The Rt. Rev. Jennifer Baskerville-Burrows has named the parishes who will make up the second Pathways Learning Cohort. They are St. John’s, Crawfordsville; St. Matthew’s, Indianapolis; and St. Peter’s, Lebanon.
Clergy and lay leaders from these three churches will come together regularly for a year-long leadership development program. It’s a rich and multi-faceted journey, meant to deepen each team’s leadership skills while putting them right to work on increasing the vitality of their respective congregations. Cohort members will attend six workshops and one retreat led by national and local subject-matter experts.
Studies have revealed a direct link between robust church leadership and congregational vitality. The underlying purpose of Pathways to Vitality learning programs is to help churches become, in the words of Canon Kristin White, “more faithful, self-renewing, responsive and sustainable.”

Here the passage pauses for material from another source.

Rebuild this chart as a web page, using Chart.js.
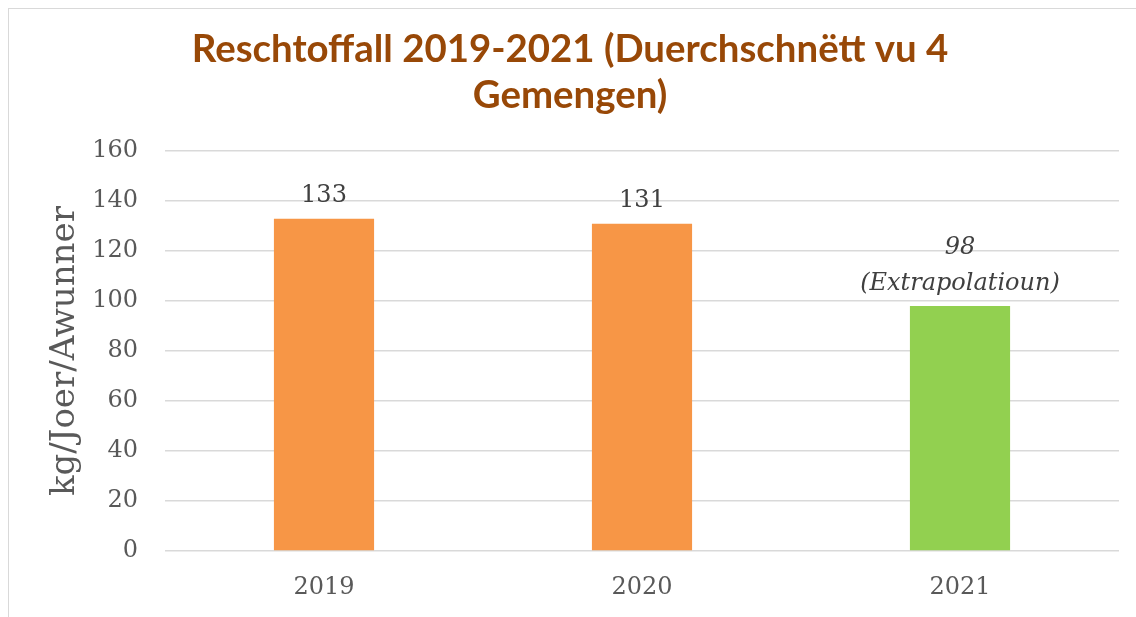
<!DOCTYPE html>
<html>
<head>
<meta charset="utf-8">
<script src="https://cdn.jsdelivr.net/npm/chart.js@4.4.0/dist/chart.umd.min.js"></script>
<style>
  html, body { margin: 0; padding: 0; background: #fff; }
  #frame { position: absolute; left: 8px; top: 8px; width: 1128px; height: 609px;
           border-left: 1px solid #d9d9d9; border-top: 1px solid #d9d9d9; }
  #wrap { position: absolute; left: 0; top: 0; width: 1136px; height: 617px; }
</style>
</head>
<body>
<div id="frame"></div>
<div id="wrap"><canvas id="mycanvas"></canvas></div>
<script>
const years = ["2019", "2020", "2021"];
const wastePerPerson = [133, 131, 98];
const notes = ["", "", "(Extrapolatioun)"];
const barColors = ["#F79646", "#F79646", "#92D050"];
const yTicks = [0, 20, 40, 60, 80, 100, 120, 140, 160];

const serif = "'DejaVu Serif', serif";

// value labels above each bar, the extrapolated year in italics
const barLabels = {
  id: "barLabels",
  afterDatasetsDraw(chart) {
    const ctx = chart.ctx;
    const meta = chart.getDatasetMeta(0);
    ctx.save();
    ctx.fillStyle = "#404040";
    ctx.textAlign = "center";
    ctx.textBaseline = "alphabetic";
    meta.data.forEach(function (bar, i) {
      const italic = notes[i] !== "";
      ctx.font = (italic ? "italic " : "") + "24px " + serif;
      if (italic) {
        ctx.fillText(String(wastePerPerson[i]), bar.x, bar.y - 52);
        ctx.fillText(notes[i], bar.x, bar.y - 16);
      } else {
        ctx.fillText(String(wastePerPerson[i]), bar.x, bar.y - 17);
      }
    });
    ctx.restore();
  }
};

const data = {
  labels: years,
  datasets: [
    {
      label: "Reschtoffall",
      data: wastePerPerson,
      backgroundColor: barColors,
      borderWidth: 0,
      categoryPercentage: 1,
      barPercentage: 0.315,
    },
  ],
};

let chartOptions = {
  responsive: true,
  maintainAspectRatio: false,
  animation: false,
  layout: { padding: { top: 0, left: 21, right: 17, bottom: 0 } },
  plugins: {
    legend: { display: false },
    tooltip: { enabled: false },
    title: {
      display: true,
      text: ["Reschtoffall 2019-2021 (Duerchschnëtt vu 4", "Gemengen)"],
      color: "#984807",
      font: { family: "Lato, 'Noto Sans', sans-serif", size: 38.4, weight: "bold", lineHeight: 1.2 },
      padding: { top: 27, bottom: 32 },
    },
  },
  scales: {
    x: {
      grid: { display: false, drawTicks: false },
      border: { display: false },
      ticks: { color: "#595959", font: { family: serif, size: 24 }, padding: 22 },
      afterFit(scale) { scale.height = 66; },
    },
    y: {
      min: 0,
      max: 160,
      afterBuildTicks(scale) { scale.ticks = yTicks.map(v => ({ value: v })); },
      grid: { color: "#d9d9d9", lineWidth: 1.5, drawTicks: false },
      border: { display: false },
      ticks: { color: "#595959", font: { family: serif, size: 24 }, padding: 27 },
      title: {
        display: true,
        text: "kg/Joer/Awunner",
        color: "#595959",
        font: { family: serif, size: 34 },
        padding: { top: 24, bottom: 0 },
      },
      afterFit(scale) { scale.width = 144; },
    },
  },
};

let barChart = new Chart(document.getElementById("mycanvas"), {
  type: "bar",
  data: data,
  options: chartOptions,
  plugins: [barLabels],
});
</script>
</body>
</html>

The Pathways curriculum draws upon the latest studies on leadership development and congregational vitality, combining fellowship and personal growth with the core topics of practical business education. The topics addressed include:
- Articulating a common vision for ministry
- Financial management, accounting and parish administrative best practices
- Self-care, life-work balance, time management, communication, relationship building
- Collaborative problem solving
- Project implementation
- Strategies for fundraising
The Rev. Dr. James Lemler, Pathways Chaplain and Moderator, will begin each session with prayer, scripture and reflection. Lemler says the program is rooted in an understanding that teaching, and learning, financial and organizational skills is a spiritual practice. “We ground each learning experience with spiritual reflection to link personal inner work with technical skills,” he says.
The action-based learning experience will prompt participants to flex and grow by creating concrete plans to strengthen their churches, right away. Each leadership team will design and implement a Vitality Project for their church, using the practical skills they are learning.
“Really, it’s as simple as asking ‘What else could we be doing?’ The complicated part is marshalling the social awareness, finances, communications, and management skills to make innovative ministries happen,” says Melissa Hickman, the program’s director. “Pathways to Vitality exists to help smooth the road to success.”
We asked the rectors of each Pathways parish,
“Why is it important to your parish to be involved in the Pathways Parish Program?” Here are their answers.
The Rev. Frank Impicciche. St. Matthew’s, Indianapolis
The Pathways Parish Program is important because we believe it will provide us with a more formal revitalization process and give us the necessary fundamental skills and resources to strength our neighborhood partnerships and involvement in the community in ways that we hope will help carry our efforts forward into the future.
The Rev. Christopher Beasley. St. Peter’s, Lebanon
Through our Care of Creation ministries, we have experienced new ways of connecting with our neighbors. We have developed partnerships with Purdue University and the Indiana Black Farmers Cooperative. With the help of a Center for Congregations Grant Initiative that started in 2016, St. Peter’s launched the Harvest House Community Center in 2018 that teaches youth and adults about gardening, food preparation and food preservation.
We see the Pathways program as being that next step to redefine what it means to be the church in our community.
We like to say that we are “Rooted in the Earth and rooted in our faith.” A senior citizen who has worked with us in our gardens over the last three years, commented that this is a place she “can connect and speak to God.” We see the Pathways program as building upon the assets we already have present to move us into the church of the future.
The Rev. Janet Oller. St. John’s, Crawfordsville
The Pathways program offers us the opportunity to gather with others to learn and to grow.